The Sri Prasanna Venkata Narasimma Perumal Temple’s argument has been that it is a ‘denomination temple’—managed by a religious denomination or sect—as opposed to the general public or the government.

The Tamil Nadu government has rebutted this with the assertion that it can manage the temple in case of maladministration, illegality, or irregularity. It can even interfere and initiate appropriate action against the temple, the government has added.

The temple cited Article 26 of the Constitution, which grants religious denominations and sects freedom over their religion-related affairs, institutions, and property.

However, the state government rebutted, saying that the temple’s administration did not include mismanagement.

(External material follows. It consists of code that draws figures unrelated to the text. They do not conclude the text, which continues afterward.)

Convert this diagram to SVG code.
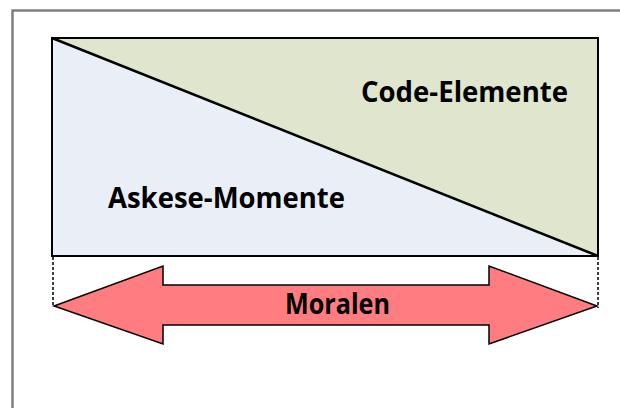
<svg xmlns="http://www.w3.org/2000/svg" width="620" height="408" viewBox="0 0 620 408">
<style>
.lbl{font-family:"Open Sans","Liberation Sans",sans-serif;font-weight:bold;fill:#000}
.dash{stroke:#000;stroke-width:1.5;stroke-dasharray:3,2;fill:none}
</style>
<rect width="620" height="408" fill="#fff"/>
<path d="M12.5,408 V10.5 H620" fill="none" stroke="#7f7f7f" stroke-width="2.5"/>
<g id="code">
<polygon points="52,38 598,38 598,256" fill="#e0e6cd"/>
<text class="lbl" x="361" y="102" font-size="28" textLength="207" lengthAdjust="spacingAndGlyphs">Code-Elemente</text>
</g>
<g id="askese">
<polygon points="52,38 598,256 52,256" fill="#eaeef7"/>
<text class="lbl" x="108" y="208" font-size="28" textLength="237" lengthAdjust="spacingAndGlyphs">Askese-Momente</text>
</g>
<g id="frame">
<rect x="52" y="38" width="546" height="218" fill="none" stroke="#000" stroke-width="2"/>
</g>
<g id="connectors">
<line x1="52" y1="38" x2="598" y2="256" stroke="#000" stroke-width="2.5"/>
<line class="dash" x1="53" y1="257" x2="53" y2="307"/>
<line class="dash" x1="598" y1="257" x2="598" y2="308"/>
</g>
<g id="moralen">
<polygon points="54,306 163,266 163,285 489,285 489,266 597,306 489,344 489,325 163,325 163,344" fill="#ff7c80" stroke="#000" stroke-width="1.5" stroke-linejoin="miter"/>
<text class="lbl" x="285" y="314" font-size="28" textLength="105" lengthAdjust="spacingAndGlyphs">Moralen</text>
</g>
</svg>
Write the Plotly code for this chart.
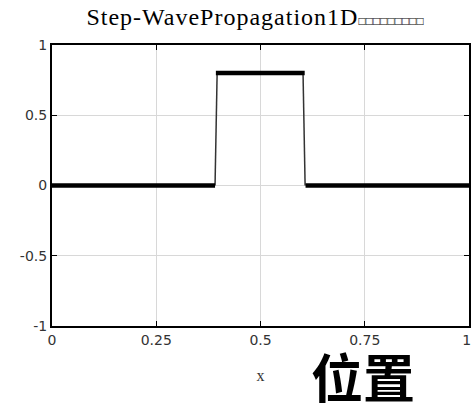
import plotly.graph_objects as go

# data
x_flat = [0.0, 0.391, None, 0.393, 0.606, None, 0.608, 1.0]
y_flat = [0.0, 0.0, None, 0.8, 0.8, None, 0.0, 0.0]
x_edge = [0.391, 0.393, 0.395, 0.396, None, 0.602, 0.603, 0.605, 0.607]
y_edge = [0.0, 0.3, 0.55, 0.8, None, 0.8, 0.55, 0.25, 0.0]
x_ticks = [0, 0.25, 0.5, 0.75, 1]
x_ticktext = ["0", "0.25", "0.5", "0.75", "1&nbsp;"]
y_ticks = [-1, -0.5, 0, 0.5, 1]
y_ticktext = ["-1", "-0.5", "0", "0.5", "1"]
title_text = "Step-WavePropagation1D"
title_suffix = "□□□□□□□□□"
xlabel = "x"
annot_text = "位置"

fig = go.Figure()
fig.add_trace(go.Scatter(x=x_edge, y=y_edge, mode="lines",
                         line=dict(color="#333333", width=1.5),
                         connectgaps=False, showlegend=False, cliponaxis=False))
fig.add_trace(go.Scatter(x=x_flat, y=y_flat, mode="lines",
                         line=dict(color="black", width=4.5),
                         connectgaps=False, showlegend=False, cliponaxis=False))

axis_common = dict(showline=True, linecolor="black", linewidth=2, mirror="ticks",
                   ticks="inside", ticklen=5, tickcolor="black", tickwidth=1,
                   showgrid=True, gridcolor="#d8d8d8", gridwidth=1, zeroline=False,
                   automargin=False, ticklabeloverflow="allow",
                   tickfont=dict(family="DejaVu Sans", size=14, color="#333333"))

W, H = 471, 403
ML, MR, MT, MB = 52, 2, 45, 77
pw = W - ML - MR
ph = H - MT - MB

fig.update_layout(
    width=W, height=H,
    margin=dict(l=ML, r=MR, t=MT, b=MB),
    paper_bgcolor="white", plot_bgcolor="white",
    title=dict(text="<span style='letter-spacing:1px'>" + title_text + "</span>"
               + "<span style='font-size:12px'>" + title_suffix + "</span>",
               x=255 / W, xanchor="center", y=1 - 17 / H, yanchor="middle",
               font=dict(family="Liberation Serif", size=24, color="black")),
    xaxis=dict(range=[0, 1], tickvals=x_ticks, ticktext=x_ticktext,
               title=dict(text=xlabel, font=dict(family="Liberation Serif", size=16, color="#333333"),
                          standoff=23), **axis_common),
    yaxis=dict(range=[-1, 1], tickvals=y_ticks, ticktext=y_ticktext, **axis_common),
    annotations=[dict(text="<b>" + annot_text + "</b>",
                      x=(363 - ML) / pw, y=(H - MB - 375) / ph,
                      xref="paper", yref="paper", xanchor="center", yanchor="middle",
                      showarrow=False,
                      font=dict(family="Noto Sans CJK SC", size=52, color="black"))],
)

fig.write_html("out.html", config={"displayModeBar": False},
               post_script="document.body.style.margin='0';document.body.style.overflow='hidden';")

The high court noted that there were several complaints against the temple, including allegations that 140 housing and 40 commercial properties at Saidapet alone belonged to the temple. Despite this, the court further noted, the HR&CE Department had taken no action against the temple.

Test laid down in Marua Dei

Before the 1999 ruling in Marua Dei vs Muralidhar, the SC had wrestled with how any temple could be classified as public or private. Afterwards, the court decided that a religious institution that assumes “public character” can be declared as a “public institute”. It reached this conclusion, relying upon the SC’s 1970 Goswami Shri Mahalaxmi Vahuji vs Rannchhoddas Kalidas ruling.

The SC, in 1970, had ruled that certain questions must be answered in the affirmative to check whether a temple is public. The first question was whether the temple was built or raised by the public. The other was whether the temple allowed members of the public to worship.

At the same time, the SC also specified in the 1979 order that if a temple was originally private, or its origins not traceable, there must be proof to term it as public. The proofs could be gathered from how the temple was built—with public funds/not—and whether it operated or had been managed with public contributions.

In the 1999 case, the SC had relied on a second ruling, in the 1919 Lakshmana vs. Subramania case, where a Judicial Committee was dealing with a temple that initially was a private temple.

The ‘Mahant’ of the temple opened it on certain days each week to the Hindu public, who were free to worship in the greater part of the temple, but on payment of fees, in one part. The ‘Mahant’ used the income primarily to meet the expenses of the temple, while the balance supported him and his family.

“The privy council then held that the conduct of the ‘Mahant’ showed that he had held out and represented to the Hindu public that the temple was a public temple at which all Hindus might worship, and the inference was, therefore, that he had dedicated it to the public,” the SC had noted in its 1999 order.